- [Problem to work on]
Give an exact transcription of every line, dropping the images.

# # #

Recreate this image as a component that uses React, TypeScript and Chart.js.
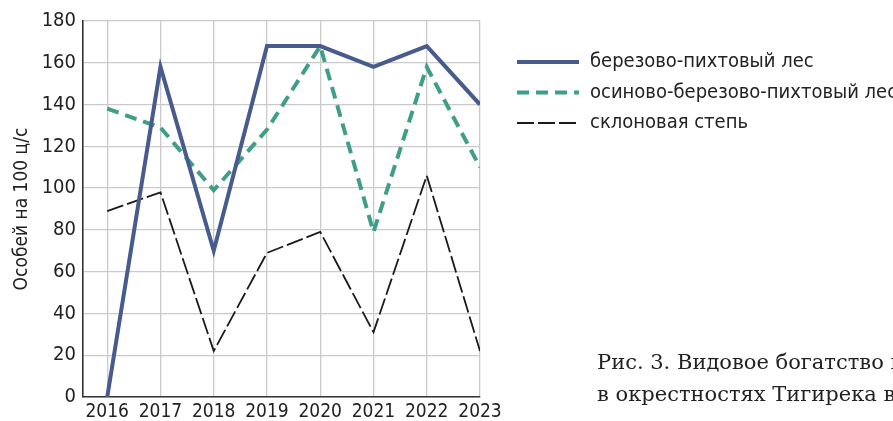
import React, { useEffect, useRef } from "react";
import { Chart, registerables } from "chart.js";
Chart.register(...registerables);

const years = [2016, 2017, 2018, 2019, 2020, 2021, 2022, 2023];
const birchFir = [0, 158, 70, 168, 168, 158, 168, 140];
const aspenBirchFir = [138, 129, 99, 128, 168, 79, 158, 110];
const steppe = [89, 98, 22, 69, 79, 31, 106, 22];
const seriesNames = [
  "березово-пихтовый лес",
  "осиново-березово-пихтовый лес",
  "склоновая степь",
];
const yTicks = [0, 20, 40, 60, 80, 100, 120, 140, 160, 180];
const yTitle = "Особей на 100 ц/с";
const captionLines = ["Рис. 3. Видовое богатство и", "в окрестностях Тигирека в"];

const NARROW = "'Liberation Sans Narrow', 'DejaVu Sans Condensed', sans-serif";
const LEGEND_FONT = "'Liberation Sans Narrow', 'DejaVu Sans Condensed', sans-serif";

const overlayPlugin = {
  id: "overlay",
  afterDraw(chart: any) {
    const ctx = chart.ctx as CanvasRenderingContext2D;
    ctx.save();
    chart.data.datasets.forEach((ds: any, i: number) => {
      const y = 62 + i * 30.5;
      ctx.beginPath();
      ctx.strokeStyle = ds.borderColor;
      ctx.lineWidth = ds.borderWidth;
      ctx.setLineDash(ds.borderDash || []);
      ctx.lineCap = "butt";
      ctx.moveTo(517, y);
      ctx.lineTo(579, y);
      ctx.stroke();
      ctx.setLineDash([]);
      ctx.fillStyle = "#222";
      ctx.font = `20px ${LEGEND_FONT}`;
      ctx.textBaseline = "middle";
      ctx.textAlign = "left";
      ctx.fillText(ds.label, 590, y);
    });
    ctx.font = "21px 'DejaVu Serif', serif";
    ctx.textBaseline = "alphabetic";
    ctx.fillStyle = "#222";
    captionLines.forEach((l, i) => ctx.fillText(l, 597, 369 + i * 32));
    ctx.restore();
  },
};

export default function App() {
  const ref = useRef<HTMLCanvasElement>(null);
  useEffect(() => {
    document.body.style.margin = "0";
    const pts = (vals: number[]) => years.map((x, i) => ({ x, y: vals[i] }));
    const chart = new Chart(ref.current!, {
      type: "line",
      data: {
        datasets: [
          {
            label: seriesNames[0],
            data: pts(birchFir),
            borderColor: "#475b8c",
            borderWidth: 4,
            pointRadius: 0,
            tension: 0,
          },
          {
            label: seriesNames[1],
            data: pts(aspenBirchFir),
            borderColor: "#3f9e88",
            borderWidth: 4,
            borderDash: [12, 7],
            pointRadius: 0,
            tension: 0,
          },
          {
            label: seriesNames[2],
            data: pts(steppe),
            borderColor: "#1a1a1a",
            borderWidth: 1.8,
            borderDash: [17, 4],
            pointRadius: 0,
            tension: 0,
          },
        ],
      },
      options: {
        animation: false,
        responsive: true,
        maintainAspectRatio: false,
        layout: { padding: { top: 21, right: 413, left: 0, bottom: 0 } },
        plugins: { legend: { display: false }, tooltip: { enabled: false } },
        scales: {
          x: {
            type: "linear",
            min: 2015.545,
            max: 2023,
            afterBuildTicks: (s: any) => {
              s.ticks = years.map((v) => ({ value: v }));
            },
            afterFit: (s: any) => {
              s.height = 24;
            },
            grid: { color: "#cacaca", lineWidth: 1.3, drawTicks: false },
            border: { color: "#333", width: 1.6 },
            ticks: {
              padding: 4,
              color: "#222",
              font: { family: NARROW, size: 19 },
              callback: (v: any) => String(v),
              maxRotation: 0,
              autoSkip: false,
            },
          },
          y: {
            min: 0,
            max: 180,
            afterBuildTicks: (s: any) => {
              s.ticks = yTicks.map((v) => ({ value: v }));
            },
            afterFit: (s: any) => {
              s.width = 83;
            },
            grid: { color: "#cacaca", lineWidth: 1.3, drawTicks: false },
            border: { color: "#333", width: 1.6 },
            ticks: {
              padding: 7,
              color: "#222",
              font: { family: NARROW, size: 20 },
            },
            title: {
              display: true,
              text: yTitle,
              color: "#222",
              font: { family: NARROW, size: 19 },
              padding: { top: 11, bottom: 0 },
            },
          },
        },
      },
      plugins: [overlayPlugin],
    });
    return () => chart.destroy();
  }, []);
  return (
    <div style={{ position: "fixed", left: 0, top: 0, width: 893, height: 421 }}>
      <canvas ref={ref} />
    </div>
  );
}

# # #

- [Task response]
Recreate this image as a component that uses React, TypeScript and Chart.js.
import React, { useEffect, useRef } from "react";
import { Chart, registerables } from "chart.js";
Chart.register(...registerables);

const years = [2016, 2017, 2018, 2019, 2020, 2021, 2022, 2023];
const birchFir = [0, 158, 70, 168, 168, 158, 168, 140];
const aspenBirchFir = [138, 129, 99, 128, 168, 79, 158, 110];
const steppe = [89, 98, 22, 69, 79, 31, 106, 22];
const seriesNames = [
  "березово-пихтовый лес",
  "осиново-березово-пихтовый лес",
  "склоновая степь",
];
const yTicks = [0, 20, 40, 60, 80, 100, 120, 140, 160, 180];
const yTitle = "Особей на 100 ц/с";
const captionLines = ["Рис. 3. Видовое богатство и", "в окрестностях Тигирека в"];

const NARROW = "'Liberation Sans Narrow', 'DejaVu Sans Condensed', sans-serif";
const LEGEND_FONT = "'Liberation Sans Narrow', 'DejaVu Sans Condensed', sans-serif";

const overlayPlugin = {
  id: "overlay",
  afterDraw(chart: any) {
    const ctx = chart.ctx as CanvasRenderingContext2D;
    ctx.save();
    chart.data.datasets.forEach((ds: any, i: number) => {
      const y = 62 + i * 30.5;
      ctx.beginPath();
      ctx.strokeStyle = ds.borderColor;
      ctx.lineWidth = ds.borderWidth;
      ctx.setLineDash(ds.borderDash || []);
      ctx.lineCap = "butt";
      ctx.moveTo(517, y);
      ctx.lineTo(579, y);
      ctx.stroke();
      ctx.setLineDash([]);
      ctx.fillStyle = "#222";
      ctx.font = `20px ${LEGEND_FONT}`;
      ctx.textBaseline = "middle";
      ctx.textAlign = "left";
      ctx.fillText(ds.label, 590, y);
    });
    ctx.font = "21px 'DejaVu Serif', serif";
    ctx.textBaseline = "alphabetic";
    ctx.fillStyle = "#222";
    captionLines.forEach((l, i) => ctx.fillText(l, 597, 369 + i * 32));
    ctx.restore();
  },
};

export default function App() {
  const ref = useRef<HTMLCanvasElement>(null);
  useEffect(() => {
    document.body.style.margin = "0";
    const pts = (vals: number[]) => years.map((x, i) => ({ x, y: vals[i] }));
    const chart = new Chart(ref.current!, {
      type: "line",
      data: {
        datasets: [
          {
            label: seriesNames[0],
            data: pts(birchFir),
            borderColor: "#475b8c",
            borderWidth: 4,
            pointRadius: 0,
            tension: 0,
          },
          {
            label: seriesNames[1],
            data: pts(aspenBirchFir),
            borderColor: "#3f9e88",
            borderWidth: 4,
            borderDash: [12, 7],
            pointRadius: 0,
            tension: 0,
          },
          {
            label: seriesNames[2],
            data: pts(steppe),
            borderColor: "#1a1a1a",
            borderWidth: 1.8,
            borderDash: [17, 4],
            pointRadius: 0,
            tension: 0,
          },
        ],
      },
      options: {
        animation: false,
        responsive: true,
        maintainAspectRatio: false,
        layout: { padding: { top: 21, right: 413, left: 0, bottom: 0 } },
        plugins: { legend: { display: false }, tooltip: { enabled: false } },
        scales: {
          x: {
            type: "linear",
            min: 2015.545,
            max: 2023,
            afterBuildTicks: (s: any) => {
              s.ticks = years.map((v) => ({ value: v }));
            },
            afterFit: (s: any) => {
              s.height = 24;
            },
            grid: { color: "#cacaca", lineWidth: 1.3, drawTicks: false },
            border: { color: "#333", width: 1.6 },
            ticks: {
              padding: 4,
              color: "#222",
              font: { family: NARROW, size: 19 },
              callback: (v: any) => String(v),
              maxRotation: 0,
              autoSkip: false,
            },
          },
          y: {
            min: 0,
            max: 180,
            afterBuildTicks: (s: any) => {
              s.ticks = yTicks.map((v) => ({ value: v }));
            },
            afterFit: (s: any) => {
              s.width = 83;
            },
            grid: { color: "#cacaca", lineWidth: 1.3, drawTicks: false },
            border: { color: "#333", width: 1.6 },
            ticks: {
              padding: 7,
              color: "#222",
              font: { family: NARROW, size: 20 },
            },
            title: {
              display: true,
              text: yTitle,
              color: "#222",
              font: { family: NARROW, size: 19 },
              padding: { top: 11, bottom: 0 },
            },
          },
        },
      },
      plugins: [overlayPlugin],
    });
    return () => chart.destroy();
  }, []);
  return (
    <div style={{ position: "fixed", left: 0, top: 0, width: 893, height: 421 }}>
      <canvas ref={ref} />
    </div>
  );
}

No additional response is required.